● Problem to solve
In the records below, find the line that contains "Convert this chart to matplotlib code." and the line that contains "v_6000 = [1.371, 1.200, 1.176, 1.142, 1.107, 1.081, 1.031, 0.99]". Set down exactly those lines and every line between them, and nothing more.

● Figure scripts
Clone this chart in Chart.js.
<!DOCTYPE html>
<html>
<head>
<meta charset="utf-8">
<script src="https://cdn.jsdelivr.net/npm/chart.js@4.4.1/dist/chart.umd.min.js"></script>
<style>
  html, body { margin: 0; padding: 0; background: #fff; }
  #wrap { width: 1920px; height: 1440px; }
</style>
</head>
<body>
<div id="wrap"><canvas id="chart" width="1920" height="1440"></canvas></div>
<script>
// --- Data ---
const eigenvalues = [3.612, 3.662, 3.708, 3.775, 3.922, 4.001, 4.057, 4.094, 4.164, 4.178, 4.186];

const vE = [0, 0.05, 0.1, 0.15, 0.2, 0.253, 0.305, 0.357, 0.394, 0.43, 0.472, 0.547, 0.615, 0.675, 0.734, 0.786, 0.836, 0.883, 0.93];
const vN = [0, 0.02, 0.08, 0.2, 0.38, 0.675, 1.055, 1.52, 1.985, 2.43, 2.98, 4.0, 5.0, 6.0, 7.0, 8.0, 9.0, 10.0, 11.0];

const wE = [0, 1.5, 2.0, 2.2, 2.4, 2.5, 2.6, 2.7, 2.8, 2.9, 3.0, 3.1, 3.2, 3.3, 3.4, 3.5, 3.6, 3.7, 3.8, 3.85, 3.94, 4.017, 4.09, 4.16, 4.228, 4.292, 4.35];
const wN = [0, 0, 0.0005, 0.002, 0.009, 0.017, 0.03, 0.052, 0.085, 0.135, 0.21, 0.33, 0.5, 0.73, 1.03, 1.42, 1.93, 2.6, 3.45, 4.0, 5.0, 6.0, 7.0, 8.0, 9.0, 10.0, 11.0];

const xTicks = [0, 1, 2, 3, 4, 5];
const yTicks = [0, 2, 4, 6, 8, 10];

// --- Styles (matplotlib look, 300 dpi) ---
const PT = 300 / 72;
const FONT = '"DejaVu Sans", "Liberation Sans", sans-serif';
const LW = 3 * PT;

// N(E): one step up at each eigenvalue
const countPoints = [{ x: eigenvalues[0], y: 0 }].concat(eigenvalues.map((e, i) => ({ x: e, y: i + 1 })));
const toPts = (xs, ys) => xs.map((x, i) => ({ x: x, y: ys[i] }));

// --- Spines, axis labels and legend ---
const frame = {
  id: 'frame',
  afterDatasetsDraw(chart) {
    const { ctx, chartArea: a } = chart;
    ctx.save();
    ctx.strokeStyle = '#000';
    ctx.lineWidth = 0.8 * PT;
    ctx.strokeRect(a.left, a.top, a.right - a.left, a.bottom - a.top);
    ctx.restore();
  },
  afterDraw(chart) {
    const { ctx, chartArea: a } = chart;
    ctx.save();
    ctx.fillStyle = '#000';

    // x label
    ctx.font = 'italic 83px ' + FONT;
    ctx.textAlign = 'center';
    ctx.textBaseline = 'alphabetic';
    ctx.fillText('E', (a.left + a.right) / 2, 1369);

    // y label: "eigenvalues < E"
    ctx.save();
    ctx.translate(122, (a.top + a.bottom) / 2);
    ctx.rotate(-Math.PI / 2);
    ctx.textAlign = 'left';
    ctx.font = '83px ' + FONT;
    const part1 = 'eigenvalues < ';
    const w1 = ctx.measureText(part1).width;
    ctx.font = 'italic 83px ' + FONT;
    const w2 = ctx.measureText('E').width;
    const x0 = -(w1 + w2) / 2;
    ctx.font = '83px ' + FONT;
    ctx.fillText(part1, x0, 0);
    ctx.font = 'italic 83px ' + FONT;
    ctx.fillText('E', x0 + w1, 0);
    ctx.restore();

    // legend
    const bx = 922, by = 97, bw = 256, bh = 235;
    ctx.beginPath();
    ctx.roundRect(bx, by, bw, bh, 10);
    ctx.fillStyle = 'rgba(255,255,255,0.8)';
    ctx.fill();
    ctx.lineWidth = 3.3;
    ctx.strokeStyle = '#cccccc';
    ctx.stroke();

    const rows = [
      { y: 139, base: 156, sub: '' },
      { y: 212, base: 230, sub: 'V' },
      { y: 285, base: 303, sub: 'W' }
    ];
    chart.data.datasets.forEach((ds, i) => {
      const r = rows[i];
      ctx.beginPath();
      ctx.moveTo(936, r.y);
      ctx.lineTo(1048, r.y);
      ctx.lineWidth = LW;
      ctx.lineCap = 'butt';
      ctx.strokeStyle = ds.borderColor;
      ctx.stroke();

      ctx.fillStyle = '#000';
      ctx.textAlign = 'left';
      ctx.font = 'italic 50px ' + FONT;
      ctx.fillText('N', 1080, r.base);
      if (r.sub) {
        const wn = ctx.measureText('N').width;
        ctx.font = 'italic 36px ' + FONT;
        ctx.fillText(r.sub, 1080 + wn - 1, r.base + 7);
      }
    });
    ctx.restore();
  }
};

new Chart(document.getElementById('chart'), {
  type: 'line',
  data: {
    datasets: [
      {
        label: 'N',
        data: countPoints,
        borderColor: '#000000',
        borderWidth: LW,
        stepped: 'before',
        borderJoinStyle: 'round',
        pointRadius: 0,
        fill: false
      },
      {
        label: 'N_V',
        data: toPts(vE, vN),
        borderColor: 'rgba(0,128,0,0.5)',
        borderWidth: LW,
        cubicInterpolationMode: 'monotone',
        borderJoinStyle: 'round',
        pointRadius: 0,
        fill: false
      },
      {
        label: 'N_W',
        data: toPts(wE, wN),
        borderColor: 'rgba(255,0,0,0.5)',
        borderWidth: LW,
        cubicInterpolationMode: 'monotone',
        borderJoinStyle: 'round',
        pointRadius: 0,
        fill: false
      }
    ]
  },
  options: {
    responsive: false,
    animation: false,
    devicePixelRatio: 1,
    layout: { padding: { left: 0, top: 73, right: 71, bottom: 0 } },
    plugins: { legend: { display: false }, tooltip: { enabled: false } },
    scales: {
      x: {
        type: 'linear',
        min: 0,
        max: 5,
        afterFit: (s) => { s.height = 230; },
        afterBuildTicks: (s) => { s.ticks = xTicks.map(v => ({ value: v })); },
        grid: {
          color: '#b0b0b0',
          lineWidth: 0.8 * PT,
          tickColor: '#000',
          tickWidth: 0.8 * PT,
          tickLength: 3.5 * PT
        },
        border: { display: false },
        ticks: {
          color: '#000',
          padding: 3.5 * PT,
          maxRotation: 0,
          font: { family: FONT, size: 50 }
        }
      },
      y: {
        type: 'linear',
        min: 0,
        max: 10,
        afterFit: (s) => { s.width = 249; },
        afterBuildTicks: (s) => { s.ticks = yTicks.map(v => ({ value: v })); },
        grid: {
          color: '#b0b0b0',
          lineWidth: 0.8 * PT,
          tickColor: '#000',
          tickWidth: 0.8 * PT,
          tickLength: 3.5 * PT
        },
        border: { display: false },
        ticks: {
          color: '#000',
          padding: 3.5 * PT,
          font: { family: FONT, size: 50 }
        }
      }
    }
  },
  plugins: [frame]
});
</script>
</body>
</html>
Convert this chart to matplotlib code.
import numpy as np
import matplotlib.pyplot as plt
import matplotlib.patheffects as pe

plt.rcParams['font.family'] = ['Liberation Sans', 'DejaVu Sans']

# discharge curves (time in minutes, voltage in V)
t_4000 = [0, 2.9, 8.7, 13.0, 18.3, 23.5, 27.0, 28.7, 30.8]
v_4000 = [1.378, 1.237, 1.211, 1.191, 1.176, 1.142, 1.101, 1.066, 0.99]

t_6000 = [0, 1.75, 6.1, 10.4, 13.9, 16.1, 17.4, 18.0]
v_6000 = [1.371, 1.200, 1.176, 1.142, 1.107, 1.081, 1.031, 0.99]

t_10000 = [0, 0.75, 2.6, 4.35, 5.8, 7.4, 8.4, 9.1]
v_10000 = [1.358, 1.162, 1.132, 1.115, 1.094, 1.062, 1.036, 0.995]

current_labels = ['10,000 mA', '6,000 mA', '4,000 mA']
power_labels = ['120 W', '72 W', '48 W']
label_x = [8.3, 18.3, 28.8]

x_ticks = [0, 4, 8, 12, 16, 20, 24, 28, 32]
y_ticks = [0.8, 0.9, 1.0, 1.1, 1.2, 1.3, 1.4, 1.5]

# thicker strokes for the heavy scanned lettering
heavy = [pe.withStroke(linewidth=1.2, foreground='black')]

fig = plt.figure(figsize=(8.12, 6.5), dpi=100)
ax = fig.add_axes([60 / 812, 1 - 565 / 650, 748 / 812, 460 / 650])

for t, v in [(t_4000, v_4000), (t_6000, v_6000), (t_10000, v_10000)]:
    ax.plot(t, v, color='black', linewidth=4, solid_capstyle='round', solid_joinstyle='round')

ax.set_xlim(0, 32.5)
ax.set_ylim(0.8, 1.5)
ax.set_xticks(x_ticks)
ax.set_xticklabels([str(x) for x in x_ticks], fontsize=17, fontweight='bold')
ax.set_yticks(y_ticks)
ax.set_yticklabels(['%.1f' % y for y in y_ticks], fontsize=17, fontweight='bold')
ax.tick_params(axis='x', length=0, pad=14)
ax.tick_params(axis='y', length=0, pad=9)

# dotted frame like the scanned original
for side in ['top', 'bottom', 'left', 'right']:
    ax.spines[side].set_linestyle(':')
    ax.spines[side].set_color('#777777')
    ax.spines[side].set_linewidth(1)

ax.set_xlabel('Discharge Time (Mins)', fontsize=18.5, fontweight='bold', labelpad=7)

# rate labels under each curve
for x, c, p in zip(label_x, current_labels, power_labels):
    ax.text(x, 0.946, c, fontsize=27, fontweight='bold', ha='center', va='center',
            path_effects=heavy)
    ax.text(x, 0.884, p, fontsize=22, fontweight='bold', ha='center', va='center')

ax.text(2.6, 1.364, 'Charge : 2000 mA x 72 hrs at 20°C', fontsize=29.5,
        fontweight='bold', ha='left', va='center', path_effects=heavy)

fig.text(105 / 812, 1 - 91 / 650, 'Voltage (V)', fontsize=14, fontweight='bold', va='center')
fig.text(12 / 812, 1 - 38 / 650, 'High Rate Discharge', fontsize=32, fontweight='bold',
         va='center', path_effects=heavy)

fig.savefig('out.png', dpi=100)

● Reply
Convert this chart to matplotlib code.
import numpy as np
import matplotlib.pyplot as plt
import matplotlib.patheffects as pe

plt.rcParams['font.family'] = ['Liberation Sans', 'DejaVu Sans']

# discharge curves (time in minutes, voltage in V)
t_4000 = [0, 2.9, 8.7, 13.0, 18.3, 23.5, 27.0, 28.7, 30.8]
v_4000 = [1.378, 1.237, 1.211, 1.191, 1.176, 1.142, 1.101, 1.066, 0.99]

t_6000 = [0, 1.75, 6.1, 10.4, 13.9, 16.1, 17.4, 18.0]
v_6000 = [1.371, 1.200, 1.176, 1.142, 1.107, 1.081, 1.031, 0.99]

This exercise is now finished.